*Job*. Extract the lines from the first one in the records below through the line containing "minimum height=131pt] (u7)", keeping both ends and leaving out any pictures.

* * * *

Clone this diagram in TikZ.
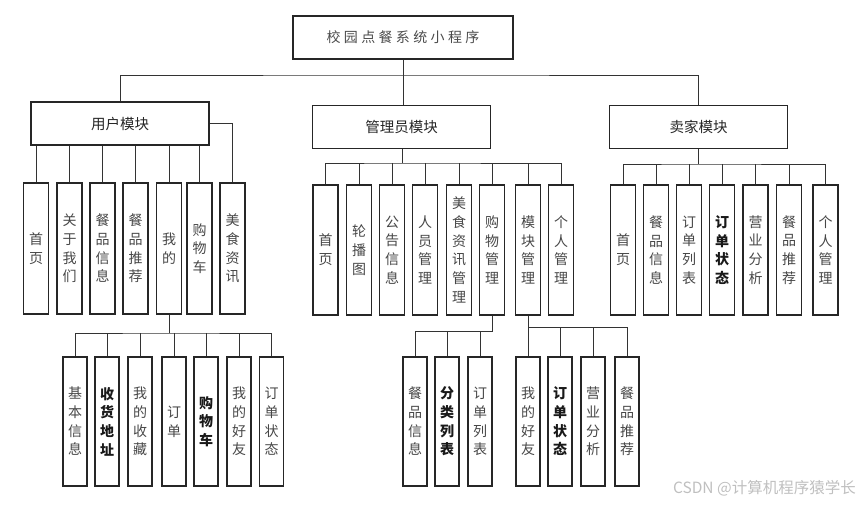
\documentclass[tikz,border=0pt]{standalone}
\usepackage{fontspec}
\newfontfamily\cjk{Noto Sans CJK SC}
\newfontfamily\cjkls{Noto Sans CJK SC}[LetterSpace=24]
\begin{document}
\begin{tikzpicture}[x=1pt,y=-1pt,
  box/.style={draw=black!85, line width=1.1pt, inner sep=0pt, fill=white},
  modbox/.style={box, minimum width=178pt, minimum height=43pt, font=\cjk\fontsize{14.5}{16}\selectfont, text=black!85},
  leaf/.style={box, minimum width=25pt, minimum height=130pt, align=center, font=\cjk\fontsize{14}{18.7}\selectfont, text=black!72},
  subleaf/.style={leaf, minimum width=24pt, minimum height=129pt},
  strong/.style={font=\cjk\bfseries\fontsize{14}{18.7}\selectfont, text=black!90},
  link/.style={draw=black!80, line width=0.8pt}]
\useasboundingbox (0,0) rectangle (860,505);

% top
\node[box, minimum width=220pt, minimum height=43pt, font=\cjkls\fontsize{14}{16}\selectfont, text=black!70] (top) at (403,37.5) {校园点餐系统小程序};

% modules
\node[modbox] (user) at (120,123.5) {用户模块};
\node[modbox] (admin) at (401.5,127) {管理员模块};
\node[modbox] (seller) at (698.5,127) {卖家模块};

% user children
\node[leaf, minimum height=131pt] (u1) at (36,248.5) {首\\页};
\node[leaf, minimum height=131pt] (u2) at (69.5,248.5) {关\\于\\我\\们};
\node[leaf, minimum height=131pt] (u3) at (102.5,248.5) {餐\\品\\信\\息};
\node[leaf, minimum height=131pt] (u4) at (135.5,248.5) {餐\\品\\推\\荐};
\node[leaf, minimum height=131pt] (u5) at (169,248.5) {我\\的};
\node[leaf, minimum height=131pt] (u6) at (199.5,248.5) {购\\物\\车};
\node[leaf, minimum height=131pt] (u7) at (232.5,248.5) {美\\食\\资\\讯};

% admin children
\node[leaf] (a1) at (325.5,250) {首\\页};
\node[leaf] (a2) at (359,250) {轮\\播\\图};
\node[leaf] (a3) at (392,250) {公\\告\\信\\息};
\node[leaf] (a4) at (425,250) {人\\员\\管\\理};
\node[leaf] (a5) at (459,250) {美\\食\\资\\讯\\管\\理};
\node[leaf] (a6) at (492,250) {购\\物\\管\\理};
\node[leaf] (a7) at (528,250) {模\\块\\管\\理};
\node[leaf] (a8) at (561,250) {个\\人\\管\\理};

% seller children
\node[leaf] (e1) at (623,250) {首\\页};
\node[leaf] (e2) at (656,250) {餐\\品\\信\\息};
\node[leaf] (e3) at (689,250) {订\\单\\列\\表};
\node[leaf, strong] (e4) at (722,250) {订\\单\\状\\态};
\node[leaf] (e5) at (755.5,250) {营\\业\\分\\析};
\node[leaf] (e6) at (789,250) {餐\\品\\推\\荐};
\node[leaf] (e7) at (825.5,250) {个\\人\\管\\理};

% user sub children
\node[subleaf] (s1) at (75,421.5) {基\\本\\信\\息};
\node[subleaf, strong] (s2) at (107,421.5) {收\\货\\地\\址};
\node[subleaf] (s3) at (140,421.5) {我\\的\\收\\藏};
\node[subleaf] (s4) at (174,421.5) {订\\单};
\node[subleaf, strong] (s5) at (206,421.5) {购\\物\\车};
\node[subleaf] (s6) at (239,421.5) {我\\的\\好\\友};
\node[subleaf] (s7) at (271.5,421.5) {订\\单\\状\\态};

% admin sub children
\node[subleaf] (p1) at (415,421.5) {餐\\品\\信\\息};
\node[subleaf, strong] (p2) at (447,421.5) {分\\类\\列\\表};
\node[subleaf] (p3) at (480,421.5) {订\\单\\列\\表};
\node[subleaf] (q1) at (528,421.5) {我\\的\\好\\友};
\node[subleaf, strong] (q2) at (560,421.5) {订\\单\\状\\态};
\node[subleaf] (q3) at (593,421.5) {营\\业\\分\\析};
\node[subleaf] (q4) at (627,421.5) {餐\\品\\推\\荐};

% connectors: top level
\coordinate (b0) at (403,75);
\draw[link] (top.south) -- (b0);
\draw[link] (user.north) |- (b0) -| (seller.north);
\draw[link] (b0) -- (b0 |- admin.north);

% user
\foreach \i in {1,...,6} \draw[link] (u\i.north) -- (u\i.north |- user.south);
\draw[link] (user.east) -| (u7.north);

% admin
\coordinate (ab) at (402,163);
\draw[link] (ab |- admin.south) -- (ab);
\draw[link] (a1.north) |- (ab) -| (a8.north);
\foreach \i in {2,...,7} \draw[link] (a\i.north) -- (a\i.north |- ab);

% seller
\coordinate (sb) at (698.5,164);
\draw[link] (seller.south) -- (sb);
\draw[link] (e1.north) |- (sb) -| (e7.north);
\foreach \i in {2,...,6} \draw[link] (e\i.north) -- (e\i.north |- sb);

% user sub
\coordinate (ub) at (169,333);
\draw[link] (u5.south) -- (u5.south |- ub);
\draw[link] (s1.north) |- (ub) -| (s7.north);
\foreach \i in {2,...,6} \draw[link] (s\i.north) -- (s\i.north |- ub);

% admin sub (shopping)
\coordinate (pb) at (492,331);
\draw[link] (a6.south) -- (a6.south |- pb) -| (p1.north);
\foreach \i in {2,3} \draw[link] (p\i.north) -- (p\i.north |- pb);

% admin sub (modules)
\coordinate (qb) at (528,327);
\draw[link] (a7.south) -- (q1.north);
\draw[link] (a7.south |- qb) -| (q4.north);
\foreach \i in {2,3} \draw[link] (q\i.north) -- (q\i.north |- qb);

% watermark
\node[anchor=east, inner sep=0pt, text=black!25, font=\cjk\fontsize{15.5}{17}\selectfont] (wm) at (856,488) {CSDN @计算机程序猿学长};
\end{tikzpicture}
\end{document}
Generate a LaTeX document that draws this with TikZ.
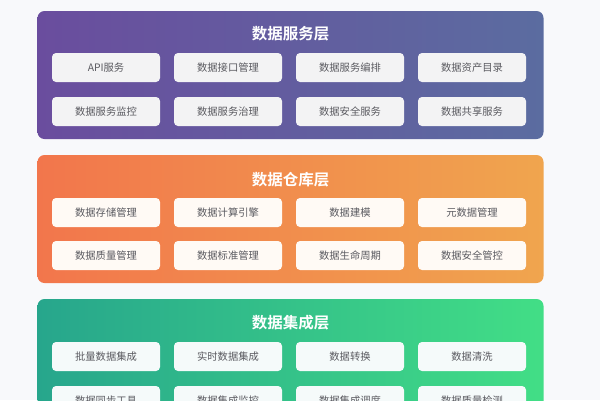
\documentclass[tikz,border=0pt]{standalone}
\usepackage{fontspec}
\newfontfamily\cjk{Noto Sans CJK SC}[BoldFont={Noto Sans CJK SC Bold}]
\definecolor{bgpage}{HTML}{F8F9FB}
\definecolor{servL}{HTML}{6A4D9E}
\definecolor{servR}{HTML}{5B6CA0}
\definecolor{warehL}{HTML}{F2764C}
\definecolor{warehR}{HTML}{F0A54E}
\definecolor{integL}{HTML}{27A68C}
\definecolor{integR}{HTML}{42DE86}
\definecolor{itemtxt}{HTML}{5A5A60}
\tikzset{
  layer/.style={rounded corners=7pt, minimum width=506pt, minimum height=128pt, inner sep=0pt},
  layertitle/.style={font=\cjk\bfseries\fontsize{15.5}{17}\selectfont, text=white},
  item/.style={rounded corners=4pt, minimum width=108pt, minimum height=29pt, inner sep=0pt,
    font=\cjk\fontsize{10.3}{12}\selectfont, text=itemtxt}
}
\begin{document}
\begin{tikzpicture}[x=1pt, y=-1pt]

  % --- sfondo ---
  \fill[bgpage] (0,0) rectangle (600,400);
  \useasboundingbox (0,0) rectangle (600,400);
  \clip (0,0) rectangle (600,400);

  % --- Data service layer ---
  \node[layer, left color=servL, right color=servR] (serv) at (290.5,75) {};
  \node[layertitle] (servtitle) at (290.5,34) {数据服务层};
  \foreach \t [count=\i] in {API服务,数据接口管理,数据服务编排,数据资产目录}
    \node[item, fill=blue!3!gray!9] (serv-a\i) at (106+\i*122-122,67.5) {\t};
  \foreach \t [count=\i] in {数据服务监控,数据服务治理,数据安全服务,数据共享服务}
    \node[item, fill=blue!3!gray!9] (serv-b\i) at (106+\i*122-122,111.5) {\t};

  % --- Data warehouse layer ---
  \node[layer, left color=warehL, right color=warehR] (wareh) at (290.5,219) {};
  \node[layertitle] (warehtitle) at (290.5,180) {数据仓库层};
  \foreach \t [count=\i] in {数据存储管理,数据计算引擎,数据建模,元数据管理}
    \node[item, fill=orange!4] (wareh-a\i) at (106+\i*122-122,212.5) {\t};
  \foreach \t [count=\i] in {数据质量管理,数据标准管理,数据生命周期,数据安全管控}
    \node[item, fill=orange!4] (wareh-b\i) at (106+\i*122-122,255.5) {\t};

  % --- Data integration layer (tagliato in basso) ---
  \node[layer, left color=integL, right color=integR] (integ) at (290.5,363) {};
  \node[layertitle] (integtitle) at (290.5,323) {数据集成层};
  \foreach \t [count=\i] in {批量数据集成,实时数据集成,数据转换,数据清洗}
    \node[item, fill=teal!4] (integ-a\i) at (106+\i*122-122,356.5) {\t};
  \foreach \t [count=\i] in {数据同步工具,数据集成监控,数据集成调度,数据质量检测}
    \node[item, fill=teal!4] (integ-b\i) at (106+\i*122-122,400.5) {\t};

\end{tikzpicture}
\end{document}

* * * *

*Output for this exercise*.
Clone this diagram in TikZ.
\documentclass[tikz,border=0pt]{standalone}
\usepackage{fontspec}
\newfontfamily\cjk{Noto Sans CJK SC}
\newfontfamily\cjkls{Noto Sans CJK SC}[LetterSpace=24]
\begin{document}
\begin{tikzpicture}[x=1pt,y=-1pt,
  box/.style={draw=black!85, line width=1.1pt, inner sep=0pt, fill=white},
  modbox/.style={box, minimum width=178pt, minimum height=43pt, font=\cjk\fontsize{14.5}{16}\selectfont, text=black!85},
  leaf/.style={box, minimum width=25pt, minimum height=130pt, align=center, font=\cjk\fontsize{14}{18.7}\selectfont, text=black!72},
  subleaf/.style={leaf, minimum width=24pt, minimum height=129pt},
  strong/.style={font=\cjk\bfseries\fontsize{14}{18.7}\selectfont, text=black!90},
  link/.style={draw=black!80, line width=0.8pt}]
\useasboundingbox (0,0) rectangle (860,505);

% top
\node[box, minimum width=220pt, minimum height=43pt, font=\cjkls\fontsize{14}{16}\selectfont, text=black!70] (top) at (403,37.5) {校园点餐系统小程序};

% modules
\node[modbox] (user) at (120,123.5) {用户模块};
\node[modbox] (admin) at (401.5,127) {管理员模块};
\node[modbox] (seller) at (698.5,127) {卖家模块};

% user children
\node[leaf, minimum height=131pt] (u1) at (36,248.5) {首\\页};
\node[leaf, minimum height=131pt] (u2) at (69.5,248.5) {关\\于\\我\\们};
\node[leaf, minimum height=131pt] (u3) at (102.5,248.5) {餐\\品\\信\\息};
\node[leaf, minimum height=131pt] (u4) at (135.5,248.5) {餐\\品\\推\\荐};
\node[leaf, minimum height=131pt] (u5) at (169,248.5) {我\\的};
\node[leaf, minimum height=131pt] (u6) at (199.5,248.5) {购\\物\\车};
\node[leaf, minimum height=131pt] (u7) at (232.5,248.5) {美\\食\\资\\讯};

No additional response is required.